[SUPPLIED MATERIAL]
• • •

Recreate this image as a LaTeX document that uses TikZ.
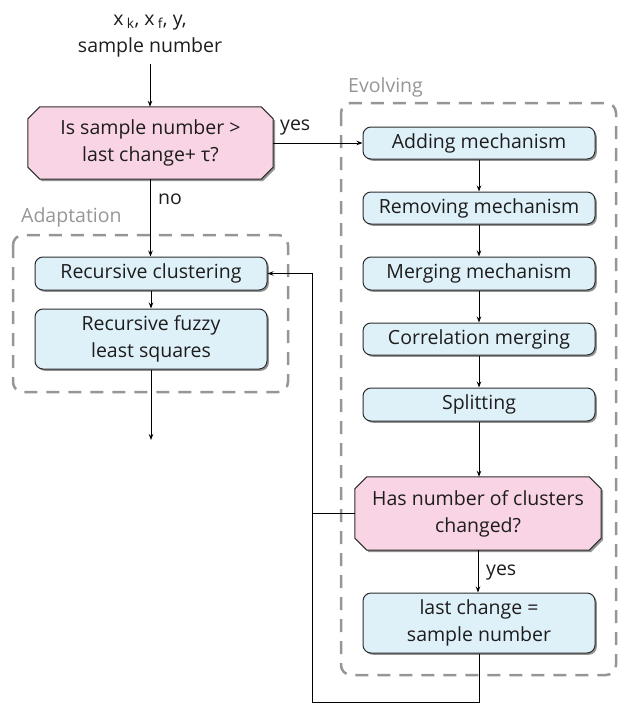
\documentclass[tikz,border=0pt]{standalone}
\usepackage{fontspec}
\setmainfont{Open Sans}
\usetikzlibrary{shadows,arrows.meta,backgrounds}
\definecolor{pinkfill}{RGB}{248,212,228}
\definecolor{bluefill}{RGB}{222,241,249}
\definecolor{edgec}{RGB}{45,45,45}
\definecolor{grpc}{RGB}{150,150,150}
\definecolor{txtc}{RGB}{30,28,28}
\newcommand\octabox[1]{%
  \path[decshape] ([xshift=12pt]#1.north west) -- ([xshift=-12pt]#1.north east)
    -- ([yshift=-12pt]#1.north east) -- ([yshift=12pt]#1.south east)
    -- ([xshift=-12pt]#1.south east) -- ([xshift=12pt]#1.south west)
    -- ([yshift=12pt]#1.south west) -- ([yshift=-12pt]#1.north west) -- cycle;}
\begin{document}
\begin{tikzpicture}[x=1pt,y=-1pt,
  font=\fontsize{19.5}{27}\selectfont, text=txtc,
  shadowed/.style={drop shadow={shadow xshift=1.8pt, shadow yshift=-1.8pt, fill=gray!85, opacity=1}},
  proc/.style={draw=edgec, line width=1pt, fill=bluefill, rounded corners=8pt,
    minimum width=232pt, inner sep=0pt, align=center, shadowed},
  dec/.style={rectangle, inner sep=0pt, align=center},
  decshape/.style={draw=edgec, line width=1pt, fill=pinkfill, shadowed},
  grpbox/.style={draw=grpc, line width=2.5pt, dash pattern=on 13pt off 9pt, rounded corners=10pt},
  grplabel/.style={text=grpc, anchor=base west, inner sep=0pt},
  lbl/.style={anchor=base west, inner sep=0pt},
  arr/.style={draw=black, line width=1pt, -{Stealth[length=6pt,width=4.5pt]}},
  ln/.style={draw=black, line width=1pt}
]
\useasboundingbox (0,0) rectangle (624,704);
% group frames
\draw[grpbox] (13,235) rectangle (288,392);
\draw[grpbox] (341,103) rectangle (616,675);
\node[grplabel] (adl) at (21,222) {Adaptation};
\node[grplabel] (evl) at (348,92) {Evolving};
% nodes
\node[align=center, inner sep=0pt] (in) at (150,36) {x\,\textsubscript{k}, x\,\textsubscript{f}, y,\\sample number};
\node[dec, minimum width=245pt, minimum height=72pt] (d1) at (150.5,143) {Is sample number >\\last change+ τ?};
\node[proc, minimum height=33pt] (rc) at (151,273.5) {Recursive clustering};
\node[proc, minimum height=60pt] (rf) at (151,339) {Recursive fuzzy\\least squares};
\node[proc, minimum height=32pt] (add) at (479,143) {Adding mechanism};
\node[proc, minimum height=32pt] (rem) at (479,208) {Removing mechanism};
\node[proc, minimum height=33pt] (mer) at (479,273.5) {Merging mechanism};
\node[proc, minimum height=32pt] (cor) at (479,339) {Correlation merging};
\node[proc, minimum height=33pt] (spl) at (479,404.5) {Splitting};
\node[dec, minimum width=246pt, minimum height=73pt] (d2) at (478,513.5) {Has number of clusters\\changed?};
\node[proc, minimum height=60pt] (lc) at (479,623) {last change =\\sample number};
\begin{scope}[on background layer]
  \octabox{d1}
  \octabox{d2}
\end{scope}
\node[lbl] (y1) at (280,130) {yes};
\node[lbl] (n1) at (158,204) {no};
\node[lbl] (y2) at (486,575) {yes};
\coordinate (out) at (151,440);
\coordinate (fbt) at (312,273.5);
\coordinate (fbb) at (312,702.5);
% connectors
\draw[arr] ([yshift=-7pt]in.south) -- (in.south |- d1.north);
\draw[arr] (d1.east) -- (add.west);
\draw[arr] (d1.south) -- (d1.south |- rc.north);
\draw[arr] (rc) -- (rf);
\draw[arr] (rf.south) -- (out);
\draw[arr] (add) -- (rem);
\draw[arr] (rem) -- (mer);
\draw[arr] (mer) -- (cor);
\draw[arr] (cor) -- (spl);
\draw[arr] (spl.south) -- (spl.south |- d2.north);
\draw[arr] (d2.south) -- (d2.south |- lc.north);
\draw[ln] (d2.west) -- (d2.west -| fbt);
\draw[arr] (lc.south) |- (fbb) -- (fbt) -- (rc.east);
\end{tikzpicture}
\end{document}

• • •

[TASK GOAL] Without the pictures, copy the material exactly as given.

[SOLUTION TO THIS PROBLEM]
Recreate this image as a LaTeX document that uses TikZ.
\documentclass[tikz,border=0pt]{standalone}
\usepackage{fontspec}
\setmainfont{Open Sans}
\usetikzlibrary{shadows,arrows.meta,backgrounds}
\definecolor{pinkfill}{RGB}{248,212,228}
\definecolor{bluefill}{RGB}{222,241,249}
\definecolor{edgec}{RGB}{45,45,45}
\definecolor{grpc}{RGB}{150,150,150}
\definecolor{txtc}{RGB}{30,28,28}
\newcommand\octabox[1]{%
  \path[decshape] ([xshift=12pt]#1.north west) -- ([xshift=-12pt]#1.north east)
    -- ([yshift=-12pt]#1.north east) -- ([yshift=12pt]#1.south east)
    -- ([xshift=-12pt]#1.south east) -- ([xshift=12pt]#1.south west)
    -- ([yshift=12pt]#1.south west) -- ([yshift=-12pt]#1.north west) -- cycle;}
\begin{document}
\begin{tikzpicture}[x=1pt,y=-1pt,
  font=\fontsize{19.5}{27}\selectfont, text=txtc,
  shadowed/.style={drop shadow={shadow xshift=1.8pt, shadow yshift=-1.8pt, fill=gray!85, opacity=1}},
  proc/.style={draw=edgec, line width=1pt, fill=bluefill, rounded corners=8pt,
    minimum width=232pt, inner sep=0pt, align=center, shadowed},
  dec/.style={rectangle, inner sep=0pt, align=center},
  decshape/.style={draw=edgec, line width=1pt, fill=pinkfill, shadowed},
  grpbox/.style={draw=grpc, line width=2.5pt, dash pattern=on 13pt off 9pt, rounded corners=10pt},
  grplabel/.style={text=grpc, anchor=base west, inner sep=0pt},
  lbl/.style={anchor=base west, inner sep=0pt},
  arr/.style={draw=black, line width=1pt, -{Stealth[length=6pt,width=4.5pt]}},
  ln/.style={draw=black, line width=1pt}
]
\useasboundingbox (0,0) rectangle (624,704);
% group frames
\draw[grpbox] (13,235) rectangle (288,392);
\draw[grpbox] (341,103) rectangle (616,675);
\node[grplabel] (adl) at (21,222) {Adaptation};
\node[grplabel] (evl) at (348,92) {Evolving};
% nodes
\node[align=center, inner sep=0pt] (in) at (150,36) {x\,\textsubscript{k}, x\,\textsubscript{f}, y,\\sample number};
\node[dec, minimum width=245pt, minimum height=72pt] (d1) at (150.5,143) {Is sample number >\\last change+ τ?};
\node[proc, minimum height=33pt] (rc) at (151,273.5) {Recursive clustering};
\node[proc, minimum height=60pt] (rf) at (151,339) {Recursive fuzzy\\least squares};
\node[proc, minimum height=32pt] (add) at (479,143) {Adding mechanism};
\node[proc, minimum height=32pt] (rem) at (479,208) {Removing mechanism};
\node[proc, minimum height=33pt] (mer) at (479,273.5) {Merging mechanism};
\node[proc, minimum height=32pt] (cor) at (479,339) {Correlation merging};
\node[proc, minimum height=33pt] (spl) at (479,404.5) {Splitting};
\node[dec, minimum width=246pt, minimum height=73pt] (d2) at (478,513.5) {Has number of clusters\\changed?};
\node[proc, minimum height=60pt] (lc) at (479,623) {last change =\\sample number};
\begin{scope}[on background layer]
  \octabox{d1}
  \octabox{d2}
\end{scope}
\node[lbl] (y1) at (280,130) {yes};
\node[lbl] (n1) at (158,204) {no};
\node[lbl] (y2) at (486,575) {yes};
\coordinate (out) at (151,440);
\coordinate (fbt) at (312,273.5);
\coordinate (fbb) at (312,702.5);
% connectors
\draw[arr] ([yshift=-7pt]in.south) -- (in.south |- d1.north);
\draw[arr] (d1.east) -- (add.west);
\draw[arr] (d1.south) -- (d1.south |- rc.north);
\draw[arr] (rc) -- (rf);
\draw[arr] (rf.south) -- (out);
\draw[arr] (add) -- (rem);
\draw[arr] (rem) -- (mer);
\draw[arr] (mer) -- (cor);
\draw[arr] (cor) -- (spl);
\draw[arr] (spl.south) -- (spl.south |- d2.north);
\draw[arr] (d2.south) -- (d2.south |- lc.north);
\draw[ln] (d2.west) -- (d2.west -| fbt);
\draw[arr] (lc.south) |- (fbb) -- (fbt) -- (rc.east);
\end{tikzpicture}
\end{document}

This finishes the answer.